## Task directions
Copy out each line exactly; pictures stay out of the copy.

* START Data lines *

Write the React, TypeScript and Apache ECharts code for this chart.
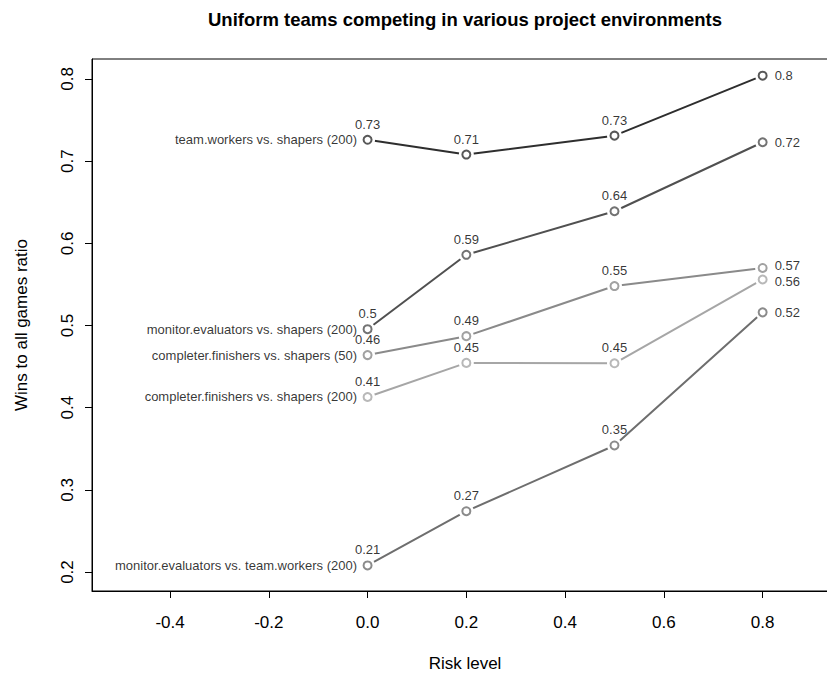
import React, { useEffect, useRef } from "react";
import * as echarts from "echarts";

const riskLevels = [0, 0.2, 0.5, 0.8];
const seriesNames = [
  "team.workers vs. shapers (200)",
  "monitor.evaluators vs. shapers (200)",
  "completer.finishers vs. shapers (50)",
  "completer.finishers vs. shapers (200)",
  "monitor.evaluators vs. team.workers (200)",
];
const teamWorkersVsShapers = [0.726, 0.708, 0.731, 0.804];
const monitorVsShapers = [0.4955, 0.586, 0.639, 0.723];
const completer50VsShapers = [0.464, 0.487, 0.548, 0.57];
const completer200VsShapers = [0.413, 0.4545, 0.454, 0.556];
const monitorVsTeamWorkers = [0.208, 0.274, 0.354, 0.516];
const xTicks = [-0.4, -0.2, 0, 0.2, 0.4, 0.6, 0.8];
const yTicks = [0.2, 0.3, 0.4, 0.5, 0.6, 0.7, 0.8];

const allValues = [
  teamWorkersVsShapers,
  monitorVsShapers,
  completer50VsShapers,
  completer200VsShapers,
  monitorVsTeamWorkers,
];
const colors = ["#2e2e2e", "#505050", "#8a8a8a", "#a6a6a6", "#6e6e6e"];
// small vertical nudges for end labels that sit very close together
const endLabelNudge = [0, 0, -2, 2, 0];

const FONT = "Liberation Sans, Arial, Helvetica, sans-serif";
const fmt = (v: number) => String(Math.round(v * 100) / 100);

export default function App() {
  const ref = useRef<HTMLDivElement>(null);
  useEffect(() => {
    if (!ref.current) return;
    const chart = echarts.init(ref.current, null, { renderer: "svg" });
    const series: any[] = [];
    allValues.forEach((vals, i) => {
      const pts = vals.map((v, j) => [riskLevels[j], v]);
      series.push({
        type: "line",
        name: seriesNames[i],
        data: pts,
        showSymbol: false,
        symbol: "none",
        lineStyle: { color: colors[i], width: 2 },
        z: 2,
        silent: true,
      });
      series.push({
        type: "scatter",
        data: pts,
        symbol: "circle",
        symbolSize: 15,
        itemStyle: { color: "#ffffff", opacity: 1 },
        z: 3,
        silent: true,
      });
    });
    allValues.forEach((vals, i) => {
      const pts = vals.map((v, j) => ({
        value: [riskLevels[j], v],
        label:
          j === vals.length - 1
            ? { position: "right", distance: 7, offset: [0, endLabelNudge[i]] }
            : { position: "top", distance: 5 },
      }));
      series.push({
        type: "scatter",
        data: pts,
        symbol: "circle",
        symbolSize: 8,
        itemStyle: { color: "#ffffff", borderColor: colors[i], borderWidth: 2 },
        label: {
          show: true,
          color: "#000",
          fontFamily: FONT,
          fontSize: 13,
          lineHeight: 11,
          formatter: (p: any) => fmt(p.value[1]),
        },
        z: 4,
        silent: true,
      });
      series.push({
        type: "scatter",
        data: [[riskLevels[0], vals[0]]],
        symbol: "circle",
        symbolSize: 1,
        itemStyle: { color: "rgba(0,0,0,0)" },
        label: {
          show: true,
          position: "left",
          distance: 10,
          color: "#000",
          fontFamily: FONT,
          fontSize: 13,
          formatter: seriesNames[i],
        },
        z: 4,
        silent: true,
      });
    });

    chart.setOption({
      animation: false,
      backgroundColor: "#ffffff",
      textStyle: { fontFamily: FONT },
      graphic: [
        {
          type: "text",
          x: 465,
          y: 19,
          style: {
            text: "Uniform teams competing in various project environments",
            fontFamily: FONT,
            fontWeight: "bold",
            fontSize: 18.5,
            fill: "#000",
            textAlign: "center",
            textVerticalAlign: "middle",
          },
        },
      ],
      grid: {
        left: 92,
        top: 59,
        right: -11,
        bottom: 82,
        show: true,
        borderColor: "#000",
        borderWidth: 1,
        backgroundColor: "transparent",
        outerBoundsMode: "none",
        containLabel: false,
      },
      xAxis: {
        type: "value",
        min: -0.558,
        max: 0.9526,
        name: "Risk level",
        nameLocation: "middle",
        nameGap: 64,
        nameTextStyle: { fontFamily: FONT, fontSize: 17, color: "#000" },
        axisLine: { show: true, onZero: false, lineStyle: { color: "#000", width: 1 } },
        splitLine: { show: false },
        axisTick: {
          show: true,
          length: 7,
          inside: false,
          customValues: xTicks,
          lineStyle: { color: "#000" },
        },
        axisLabel: {
          show: true,
          customValues: xTicks,
          margin: 23,
          fontFamily: FONT,
          fontSize: 17,
          color: "#000",
          formatter: (v: number) => v.toFixed(1),
        },
      },
      yAxis: {
        type: "value",
        min: 0.1769,
        max: 0.8243,
        name: "Wins to all games ratio",
        nameLocation: "middle",
        nameGap: 62,
        nameRotate: 90,
        nameTextStyle: { fontFamily: FONT, fontSize: 17, color: "#000" },
        axisLine: { show: true, onZero: false, lineStyle: { color: "#000", width: 1 } },
        splitLine: { show: false },
        axisTick: {
          show: true,
          length: 7,
          inside: false,
          customValues: yTicks,
          lineStyle: { color: "#000" },
        },
        axisLabel: {
          show: true,
          customValues: yTicks,
          rotate: 90,
          margin: 16,
          fontFamily: FONT,
          fontSize: 17,
          color: "#000",
          formatter: (v: number) => v.toFixed(1),
        },
      },
      series,
    });
    return () => chart.dispose();
  }, []);
  return (
    <div
      ref={ref}
      style={{ position: "fixed", left: 0, top: 0, width: 827, height: 673 }}
    />
  );
}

* END Data lines *

## Problem solution
Write the React, TypeScript and Apache ECharts code for this chart.
import React, { useEffect, useRef } from "react";
import * as echarts from "echarts";

const riskLevels = [0, 0.2, 0.5, 0.8];
const seriesNames = [
  "team.workers vs. shapers (200)",
  "monitor.evaluators vs. shapers (200)",
  "completer.finishers vs. shapers (50)",
  "completer.finishers vs. shapers (200)",
  "monitor.evaluators vs. team.workers (200)",
];
const teamWorkersVsShapers = [0.726, 0.708, 0.731, 0.804];
const monitorVsShapers = [0.4955, 0.586, 0.639, 0.723];
const completer50VsShapers = [0.464, 0.487, 0.548, 0.57];
const completer200VsShapers = [0.413, 0.4545, 0.454, 0.556];
const monitorVsTeamWorkers = [0.208, 0.274, 0.354, 0.516];
const xTicks = [-0.4, -0.2, 0, 0.2, 0.4, 0.6, 0.8];
const yTicks = [0.2, 0.3, 0.4, 0.5, 0.6, 0.7, 0.8];

const allValues = [
  teamWorkersVsShapers,
  monitorVsShapers,
  completer50VsShapers,
  completer200VsShapers,
  monitorVsTeamWorkers,
];
const colors = ["#2e2e2e", "#505050", "#8a8a8a", "#a6a6a6", "#6e6e6e"];
// small vertical nudges for end labels that sit very close together
const endLabelNudge = [0, 0, -2, 2, 0];

const FONT = "Liberation Sans, Arial, Helvetica, sans-serif";
const fmt = (v: number) => String(Math.round(v * 100) / 100);

export default function App() {
  const ref = useRef<HTMLDivElement>(null);
  useEffect(() => {
    if (!ref.current) return;
    const chart = echarts.init(ref.current, null, { renderer: "svg" });
    const series: any[] = [];
    allValues.forEach((vals, i) => {
      const pts = vals.map((v, j) => [riskLevels[j], v]);
      series.push({
        type: "line",
        name: seriesNames[i],
        data: pts,
        showSymbol: false,
        symbol: "none",
        lineStyle: { color: colors[i], width: 2 },
        z: 2,
        silent: true,
      });
      series.push({
        type: "scatter",
        data: pts,
        symbol: "circle",
        symbolSize: 15,
        itemStyle: { color: "#ffffff", opacity: 1 },
        z: 3,
        silent: true,
      });
    });
    allValues.forEach((vals, i) => {
      const pts = vals.map((v, j) => ({
        value: [riskLevels[j], v],
        label:
          j === vals.length - 1
            ? { position: "right", distance: 7, offset: [0, endLabelNudge[i]] }
            : { position: "top", distance: 5 },
      }));
      series.push({
        type: "scatter",
        data: pts,
        symbol: "circle",
        symbolSize: 8,
        itemStyle: { color: "#ffffff", borderColor: colors[i], borderWidth: 2 },
        label: {
          show: true,
          color: "#000",
          fontFamily: FONT,
          fontSize: 13,
          lineHeight: 11,
          formatter: (p: any) => fmt(p.value[1]),
        },
        z: 4,
        silent: true,
      });
      series.push({
        type: "scatter",
        data: [[riskLevels[0], vals[0]]],
        symbol: "circle",
        symbolSize: 1,
        itemStyle: { color: "rgba(0,0,0,0)" },
        label: {
          show: true,
          position: "left",
          distance: 10,
          color: "#000",
          fontFamily: FONT,
          fontSize: 13,
          formatter: seriesNames[i],
        },
        z: 4,
        silent: true,
      });
    });

    chart.setOption({
      animation: false,
      backgroundColor: "#ffffff",
      textStyle: { fontFamily: FONT },
      graphic: [
        {
          type: "text",
          x: 465,
          y: 19,
          style: {
            text: "Uniform teams competing in various project environments",
            fontFamily: FONT,
            fontWeight: "bold",
            fontSize: 18.5,
            fill: "#000",
            textAlign: "center",
            textVerticalAlign: "middle",
          },
        },
      ],
      grid: {
        left: 92,
        top: 59,
        right: -11,
        bottom: 82,
        show: true,
        borderColor: "#000",
        borderWidth: 1,
        backgroundColor: "transparent",
        outerBoundsMode: "none",
        containLabel: false,
      },
      xAxis: {
        type: "value",
        min: -0.558,
        max: 0.9526,
        name: "Risk level",
        nameLocation: "middle",
        nameGap: 64,
        nameTextStyle: { fontFamily: FONT, fontSize: 17, color: "#000" },
        axisLine: { show: true, onZero: false, lineStyle: { color: "#000", width: 1 } },
        splitLine: { show: false },
        axisTick: {
          show: true,
          length: 7,
          inside: false,
          customValues: xTicks,
          lineStyle: { color: "#000" },
        },
        axisLabel: {
          show: true,
          customValues: xTicks,
          margin: 23,
          fontFamily: FONT,
          fontSize: 17,
          color: "#000",
          formatter: (v: number) => v.toFixed(1),
        },
      },
      yAxis: {
        type: "value",
        min: 0.1769,
        max: 0.8243,
        name: "Wins to all games ratio",
        nameLocation: "middle",
        nameGap: 62,
        nameRotate: 90,
        nameTextStyle: { fontFamily: FONT, fontSize: 17, color: "#000" },
        axisLine: { show: true, onZero: false, lineStyle: { color: "#000", width: 1 } },
        splitLine: { show: false },
        axisTick: {
          show: true,
          length: 7,
          inside: false,
          customValues: yTicks,
          lineStyle: { color: "#000" },
        },
        axisLabel: {
          show: true,
          customValues: yTicks,
          rotate: 90,
          margin: 16,
          fontFamily: FONT,
          fontSize: 17,
          color: "#000",
          formatter: (v: number) => v.toFixed(1),
        },
      },
      series,
    });
    return () => chart.dispose();
  }, []);
  return (
    <div
      ref={ref}
      style={{ position: "fixed", left: 0, top: 0, width: 827, height: 673 }}
    />
  );
}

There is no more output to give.